Late in the afternoon on Monday the weather turned rainy, but not for long. We travelled to Linz, Austria and was docked by dinner. Linz is an industrial city on the Danube. I didn’t do the Linz city tour, opted instead for the bus ride to Salzburg. It was a beautiful drive through pine and fir-forested Austrian countryside, passing by villages in pretty valleys. Mist hung over the deep forests, weather rainy and cool. We stopped for a rest break at Mondsee (Moon Lake).
In Salzburg, my friends and I had lunch at the oldest restaurant in Europe, established in 803 A.D.
Not so much with the castles on this tour, mostly churches and abbeys and old royal buildings like the fortress castle above the Benedictine monastery.

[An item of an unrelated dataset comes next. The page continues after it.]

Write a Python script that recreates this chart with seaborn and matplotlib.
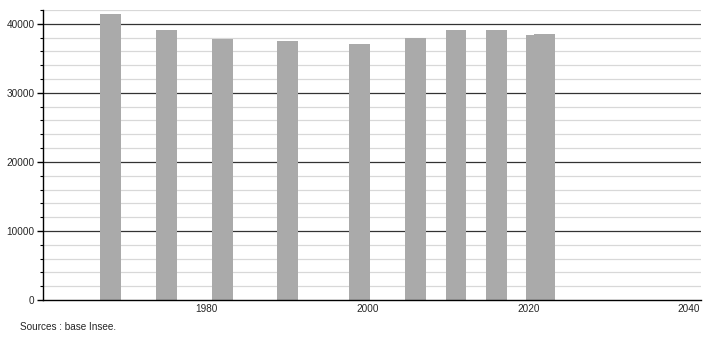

Eight days of leisure coursing along on one of Europe’s great rivers. Each day began for me with a cafe au lait or cappuccino and a luxurious breakfast in the Viking Legend’s dining room with forested river views and the company of friends (there were 7 of us), and then that day’s shore excursion–following the guide through medieval villages threaded with cobblestone streets, through cities chock full of 18th and 19th century architectural beauties (nearly lost my mind among the striking medieval architecture crowning Budapest, Queen of the Danube, and rightfully so. Props to Vienna too, no princess come lately to the architectural ball.) Soaked up a multiplicity of historical details and information, and wore out my Canon, iPad, and iPhone cameras.
Passau, known as the City of Three Rivers, located in southeastern Bavaria, borders Austria, a stroll away across the bridge. Three rivers, the Danube, the Ilz, and the Inn flow through, coming together in a confluence of green and brown waters. Originally a Celtic settlement named “Boiodurum,” it became the diocese of Passau and a bishopric. Its fortune rose on the salt trade, known as White Gold, making it a rich city, giving its merchants a powerful monopoly until 1707 when all salt imports to Passau were forbidden and Passau, a shining star of the Holy Roman Empire, lost its luster.